Jeffrey Pinyan said...

"All practicing Catholics have a relationship with Jesus (what do you think happens when we receive Holy Communion anyway?)"

I think the point Protestants are trying to make is that it is easy to go through the motions without being personally invested in the action (and in their faith).

For an example, consider the marital act (which I am equating to receiving Holy Communion on the grounds of its intimacy and sacred nature and purpose).

It is possible for a husband and wife to perform the marital act out of a sense of "duty" but without genuine love. It is possible for a husband and wife who don't really care for one another to do it. It is possible for a husband and wife who don't listen to each other to do it.

That's not how Catholics are supposed to receive Holy Communion, but it's completely possible for us to do so.

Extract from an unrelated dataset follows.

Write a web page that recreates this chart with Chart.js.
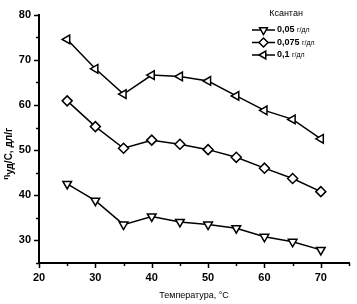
<!DOCTYPE html>
<html>
<head>
<meta charset="utf-8">
<script src="https://cdn.jsdelivr.net/npm/chart.js@4"></script>
<style>
  html, body { margin: 0; padding: 0; background: #fff; }
  #wrap { width: 357px; height: 304px; }
</style>
</head>
<body>
<div id="wrap"><canvas id="chart" width="357" height="304"></canvas></div>
<script>
// temperatures, °C
const temps = [25, 30, 35, 40, 45, 50, 55, 60, 65, 70];
// reduced viscosity, dl/g, for each xanthan concentration
const visc005 = [42.5, 38.8, 33.5, 35.3, 34.1, 33.5, 32.7, 30.8, 29.7, 27.9];
const visc0075 = [60.9, 55.2, 50.4, 52.2, 51.3, 50.1, 48.4, 46.0, 43.7, 40.8];
const visc01 = [74.5, 68.0, 62.4, 66.6, 66.3, 65.3, 62.0, 58.8, 56.8, 52.5];
const seriesNums = ['0,05', '0,075', '0,1'];
const seriesUnit = 'г/дл';
const legendTitle = 'Ксантан';
const xTitle = 'Температура, °С';

const FONT = '"Liberation Sans", Arial, sans-serif';

function pts(vals) { return temps.map((t, i) => ({ x: t, y: vals[i] })); }

function ds(vals, label, style, rot) {
    return {
        label: label, data: pts(vals),
        borderColor: '#000', borderWidth: 1.5,
        pointStyle: style, pointRotation: rot,
        pointRadius: 5, pointBackgroundColor: '#fff',
        pointBorderColor: '#000', pointBorderWidth: 1.5,
        tension: 0
    };
}

// draws major/minor tick marks, y title with subscript, and the inside legend
const extras = {
    id: 'extras',
    afterDraw(chart) {
        const ctx = chart.ctx;
        const xs = chart.scales.x, ys = chart.scales.y;
        const area = chart.chartArea;
        ctx.save();
        ctx.strokeStyle = '#000';
        ctx.lineWidth = 1.5;
        for (let v = 25; v <= 80; v += 5) {
            const y = Math.round(ys.getPixelForValue(v)) + 0.5;
            const len = v % 10 === 0 ? 5 : 3;
            ctx.beginPath(); ctx.moveTo(area.left - len, y); ctx.lineTo(area.left, y); ctx.stroke();
        }
        for (let v = 20; v <= 75; v += 5) {
            const x = Math.round(xs.getPixelForValue(v)) + 0.5;
            const len = v % 10 === 0 ? 5 : 3;
            ctx.beginPath(); ctx.moveTo(x, area.bottom); ctx.lineTo(x, area.bottom + len); ctx.stroke();
        }

        // y axis title: ηуд/С, дл/г
        ctx.fillStyle = '#000';
        ctx.translate(9, (area.top + area.bottom) / 2 + 15);
        ctx.rotate(-Math.PI / 2);
        ctx.textBaseline = 'middle';
        const parts = [['η', 'bold 8px ' + FONT, -3], ['уд', 'bold 10px ' + FONT, 1], ['/С, дл/г', 'bold 10px ' + FONT, 0]];
        let w = 0;
        parts.forEach(p => { ctx.font = p[1]; w += ctx.measureText(p[0]).width; });
        let cx = -w / 2;
        parts.forEach(p => { ctx.font = p[1]; ctx.fillText(p[0], cx, p[2]); cx += ctx.measureText(p[0]).width; });
        ctx.restore();

        // legend
        ctx.save();
        ctx.fillStyle = '#000';
        ctx.font = '9px ' + FONT;
        ctx.textAlign = 'center';
        ctx.textBaseline = 'middle';
        ctx.fillText(legendTitle, 286, 14);
        ctx.textAlign = 'left';
        chart.data.datasets.forEach((d, i) => {
            const y = 30 + i * 12.5;
            ctx.strokeStyle = '#000';
            ctx.lineWidth = 1.5;
            ctx.beginPath(); ctx.moveTo(252, y); ctx.lineTo(275, y); ctx.stroke();
            ctx.fillStyle = '#fff';
            Chart.helpers.drawPoint(ctx, { pointStyle: d.pointStyle, rotation: d.pointRotation, radius: 4.5, borderWidth: 1.5 }, 263.5, y);
            ctx.fillStyle = '#000';
            ctx.font = 'bold 9px ' + FONT;
            ctx.fillText(seriesNums[i], 277, y);
            const nw = ctx.measureText(seriesNums[i] + ' ').width;
            ctx.font = '7px ' + FONT;
            ctx.fillText(seriesUnit, 277 + nw, y + 0.5);
        });
        ctx.restore();
    }
};

new Chart(document.getElementById('chart'), {
    type: 'line',
    data: {
        datasets: [
            ds(visc005, seriesNums[0] + ' ' + seriesUnit, 'triangle', 180),
            ds(visc0075, seriesNums[1] + ' ' + seriesUnit, 'rectRot', 0),
            ds(visc01, seriesNums[2] + ' ' + seriesUnit, 'triangle', -90)
        ]
    },
    options: {
        responsive: false,
        animation: false,
        layout: { padding: { top: 10, right: 5, left: 0, bottom: 0 } },
        plugins: { legend: { display: false }, tooltip: { enabled: false } },
        scales: {
            x: {
                type: 'linear', min: 20, max: 75,
                grid: { display: false, drawTicks: false },
                border: { display: true, color: '#000', width: 2 },
                ticks: {
                    stepSize: 5, padding: 8, color: '#000', maxRotation: 0,
                    font: { family: FONT, size: 11, weight: 'bold' },
                    callback: v => (v % 10 === 0 && v <= 70) ? v : ''
                },
                title: { display: true, text: xTitle, color: '#000', font: { family: FONT, size: 9 }, padding: { top: 2, bottom: 3 } },
                afterFit: s => { s.height = 41; }
            },
            y: {
                min: 25, max: 80,
                grid: { display: false, drawTicks: false },
                border: { display: true, color: '#000', width: 2 },
                ticks: {
                    stepSize: 5, padding: 8, color: '#000',
                    font: { family: FONT, size: 11, weight: 'bold' },
                    callback: v => (v % 10 === 0) ? v : ''
                },
                afterFit: s => { s.width = 39; }
            }
        }
    },
    plugins: [extras]
});
</script>
</body>
</html>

Consider the examples of Jesus dining with people in the Gospels... those people knew Who they were eating with!

BONIFACE said...

This is a fair point, Jeff. I think what I was getting at is that Protestants sometimes seem to think that Catholics do not believe in having a personal relationship with Jesus just because we don't use the same language and don't see our relationships in the same way. Of course, it is always possible to just "go through the motions."

Julia said...

My problem with this phrasing is that it morphs into a "Jesus is my Homeboy" attitude. Otherwise, I do have a personal relationship with God.

Even the Pope says that our religion is an encounter with Christ.

A. H. Pharr said...

I am a Protestant (and happily so), and yet I agree wholeheartedly with you on this poor critique we often times present against Catholicism. I believe our differences should center around the Gospel. Anyhow, every person living has a personal relationship with God, the question that ought to be asked is, "What is the nature of that relationship; is it defined by grace or wrath?" Thanks for this post.